Arouna Koné: Key to Wigan FA Cup final win over Manchester City is to 'suffocate my old friend Yaya Touré'

City midfielder and Wigan's top scorer have been close friends since playing for the Ivory Coast Under-19 side

Wigan must “suffocate” the performance of Yaya Touré, Manchester City's “lung”, if they are to stand a chance of claiming their first FA Cup, claims Arouna Koné.

The City midfielder and Wigan's top scorer have been close friends since playing for the Ivory Coast Under-19 side – Koné was a guest at a birthday party for one of Touré's children last Sunday – and Koné is all too aware of Touré's powerful ability.

"He is a really tough opponent, someone who thrives on possession, but if he doesn't have possession that frustrates him and that's something we will try and prevent," said Koné. "Yaya is like the lungs of the team – the vital organ. City are a great team but when he's there, there is something even more special. If we try and suffocate that lung then they are not the same team.

"When we played them [last month] we managed to do that. The service from the back seems to come through him and we had a system in which we were able to do that. If it hadn't been for one moment of individual brilliance we would have got something from the game."

A goal from Carlos Tevez settled the teams' April meeting in Manchester. But it was a fixture that gives some succour to Wigan, who enter today's game with their Premier League status hanging by a thread, as they enjoyed parity with their expensively assembled opponents for much of the contest.

Koné has admired Touré's qualities since being the end receiver of his service for the national youth teams. They are the only two from that side to have progressed to the senior ranks and now Koné, who is enjoying a fine debut season in the Premier League with 13 goals, will follow Touré in becoming the latest Ivorian to feature in the FA Cup final.

Since the final returned to Wembley in 2007 only the following year's fixture has not featured a goal from an Ivory Coast player. One came from Touré himself, the others from Didier Drogba.
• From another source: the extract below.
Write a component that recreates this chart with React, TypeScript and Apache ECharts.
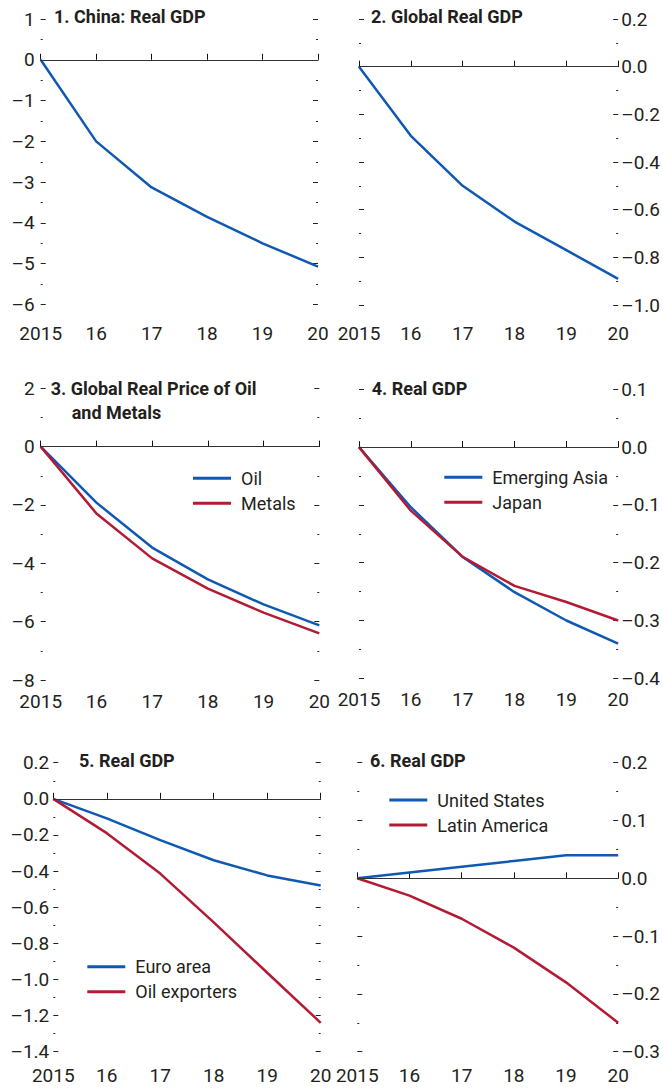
import React, { useEffect, useRef } from 'react';
import * as echarts from 'echarts';

// ---------- data ----------
const years = ['2015', '16', '17', '18', '19', '20'];
const chinaGDP = [0, -2.0, -3.13, -3.85, -4.5, -5.07];
const globalGDP = [0, -0.29, -0.5, -0.65, -0.77, -0.89];
const oilPrice = [0, -1.92, -3.46, -4.55, -5.41, -6.13];
const metalsPrice = [0, -2.29, -3.83, -4.87, -5.69, -6.4];
const emergingAsia = [0, -0.104, -0.19, -0.251, -0.3, -0.34];
const japan = [0, -0.11, -0.19, -0.24, -0.268, -0.3];
const euroArea = [0, -0.108, -0.229, -0.34, -0.424, -0.48];
const oilExporters = [0, -0.19, -0.414, -0.684, -0.963, -1.24];
const unitedStates = [0, 0.01, 0.02, 0.03, 0.04, 0.04];
const latinAmerica = [0, -0.03, -0.07, -0.12, -0.18, -0.25];

const titles = [
  '1. China: Real GDP',
  '2. Global Real GDP',
  '3. Global Real Price of Oil',
  '4. Real GDP',
  '5. Real GDP',
  '6. Real GDP',
];
const title3Line2 = 'and Metals';

const yMin = [-6, -1.0, -8, -0.4, -1.4, -0.3];
const yMax = [1, 0.2, 2, 0.1, 0.2, 0.2];
const yInterval = [1, 0.2, 2, 0.1, 0.2, 0.1];
const yDecimals = [0, 1, 0, 1, 1, 1];

const BLUE = '#1059b3';
const RED = '#b31b34';
const TEXT = '#231f20';
const FONT = 'Roboto, "Liberation Sans", sans-serif';

// layout (px)
const grids = [
  { left: 40.7, top: 19, width: 277.3, height: 285.5 },
  { left: 359, top: 19, width: 262, height: 286 },
  { left: 40.7, top: 388.3, width: 278.6, height: 291.7 },
  { left: 359, top: 389.3, width: 260.3, height: 289 },
  { left: 53.3, top: 762.7, width: 267.4, height: 289 },
  { left: 357.3, top: 762.7, width: 261.7, height: 289 },
];
const labelRight = [false, true, false, true, false, true];
const xLabelMargin = [19, 19, 12, 12, 14, 14];

function fmt(v: number, d: number) {
  const s = Math.abs(v) < 1e-9 ? (0).toFixed(d) : v.toFixed(d);
  return s.replace('-', '\u2013');
}

export default function App() {
  const ref = useRef<HTMLDivElement>(null);
  useEffect(() => {
    if (!ref.current) return;
    const chart = echarts.init(ref.current, undefined, { renderer: 'svg' });

    const xAxis: any[] = [];
    const yAxis: any[] = [];
    grids.forEach((g, i) => {
      xAxis.push({
        type: 'category',
        gridIndex: i,
        data: years,
        boundaryGap: false,
        axisLine: { show: true, lineStyle: { color: '#111', width: 1 } },
        axisTick: { show: true, inside: true, length: 6, lineStyle: { color: '#111', width: 1 } },
        axisLabel: {
          color: TEXT,
          fontSize: 19,
          fontFamily: FONT,
          margin: xLabelMargin[i],
          interval: 0,
        },
        splitLine: { show: false },
      });
      ['left', 'right'].forEach((pos) => {
        const showLabel = (pos === 'right') === labelRight[i];
        yAxis.push({
          type: 'value',
          gridIndex: i,
          position: pos,
          min: yMin[i],
          max: yMax[i],
          interval: yInterval[i],
          axisLine: { show: false },
          axisTick: { show: true, inside: true, length: 5, lineStyle: { color: '#222', width: 1 } },
          minorTick: { show: true, splitNumber: 2, length: 2, lineStyle: { color: '#222', width: 1 } },
          splitLine: { show: false },
          minorSplitLine: { show: false },
          axisLabel: {
            show: showLabel,
            color: TEXT,
            fontSize: 19,
            fontFamily: FONT,
            margin: pos === 'left' ? (i === 4 ? 4 : 6) : 3,
            formatter: (v: number) => fmt(v, yDecimals[i]),
          },
        });
      });
    });

    const zeroLine = () => ({
      silent: true,
      symbol: 'none',
      label: { show: false },
      lineStyle: { color: '#333', width: 1, type: 'solid' },
      data: [{ yAxis: 0 }],
    });

    const mk = (name: string, data: number[], grid: number, color: string, withZero: boolean) => ({
      type: 'line',
      name,
      data,
      xAxisIndex: grid,
      yAxisIndex: grid * 2,
      symbol: 'none',
      lineStyle: { color, width: 2.5 },
      itemStyle: { color },
      z: 3,
      markLine: withZero ? zeroLine() : undefined,
    });

    const series = [
      mk('China', chinaGDP, 0, BLUE, true),
      mk('Global', globalGDP, 1, BLUE, true),
      mk('Oil', oilPrice, 2, BLUE, true),
      mk('Metals', metalsPrice, 2, RED, false),
      mk('Emerging Asia', emergingAsia, 3, BLUE, true),
      mk('Japan', japan, 3, RED, false),
      mk('Euro area', euroArea, 4, BLUE, true),
      mk('Oil exporters', oilExporters, 4, RED, false),
      mk('United States', unitedStates, 5, BLUE, true),
      mk('Latin America', latinAmerica, 5, RED, false),
    ];

    const legendBase = {
      orient: 'vertical',
      icon: 'rect',
      itemWidth: 38,
      itemHeight: 3,
      itemGap: 5,
      padding: 0,
      selectedMode: false,
      textStyle: { color: TEXT, fontSize: 18, fontFamily: FONT, lineHeight: 20, padding: [0, 0, 0, 5] },
    };
    const legend = [
      { ...legendBase, data: ['Oil', 'Metals'], left: 193, top: 468.3 },
      { ...legendBase, data: ['Emerging Asia', 'Japan'], left: 444.3, top: 467.3 },
      { ...legendBase, data: ['Euro area', 'Oil exporters'], left: 87.3, top: 956.7 },
      { ...legendBase, data: ['United States', 'Latin America'], left: 389.3, top: 790 },
    ];

    const titleStyle = { color: TEXT, fontSize: 18, fontWeight: 'bold', fontFamily: FONT };
    const titlePos = [
      { left: 54, top: 7.5 },
      { left: 371, top: 7.5 },
      { left: 50.7, top: 379 },
      { left: 371.7, top: 379 },
      { left: 79, top: 751.5 },
      { left: 370, top: 751.5 },
    ];
    const title: any[] = titles.map((t, i) => ({
      text: t,
      ...titlePos[i],
      padding: 0,
      textStyle: titleStyle,
    }));
    title.push({ text: title3Line2, left: 71.7, top: 403.5, padding: 0, textStyle: titleStyle });

    chart.setOption({
      animation: false,
      backgroundColor: '#ffffff',
      title,
      legend,
      grid: grids.map((g) => ({ ...g, containLabel: false })),
      xAxis,
      yAxis,
      series,
    });
    return () => chart.dispose();
  }, []);
  return (
    <div
      ref={ref}
      style={{ position: 'absolute', left: 0, top: 0, width: 663, height: 1088, background: '#fff' }}
    />
  );
}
It was Drogba who first made Koné aware of the FA Cup, showing pictures of him celebrating one of his winning goals around the players at a national training camp.

"I'm aware of the Ivory Coast tradition in the FA Cup and I would love to maintain it," said Koné, who arrived on a free transfer from Levante in the summer.

The Wigan manager, Roberto Martinez, believes winning the trophy would mark a key staging post in the club's history, as well as a timely fillip for their relegation struggle. "You have to dream and the bigger the dream the bigger the achievement," he said. "Just arriving in the final is a photographic moment in the history of our football club. Winning a major trophy would take our club to a different level. We are all well aware what this could mean. There are a billion people watching this game.

"When I came here in 1995 there were around 1,500 people watching us in what is now League Two. We will be taking 21,000 to Wembley. It is a great example of how football can develop in a town and what you can achieve with it."

Koné will be given a lone striking role as Wigan chase a first goal against City in four years – they have not beaten today's opponents since 2008.

The make-up of the remainder of the side is less certain. James McCarthy and James McArthur are likely to have the job of suffocating Touré. McCarthy adroitly handled the threat of Gareth Bale in the recent draw against Tottenham.

Martinez's major issues have been in defence, although injury means he may have little choice but to field the same line-up that conceded three goals against Swansea in Tuesday's calamitous defeat.

"The defensive problems are something we need to accept and find solutions to," said Martinez. "I have never seen anything like the injury situation we have. But we won't use it as an excuse. We need to find the answers."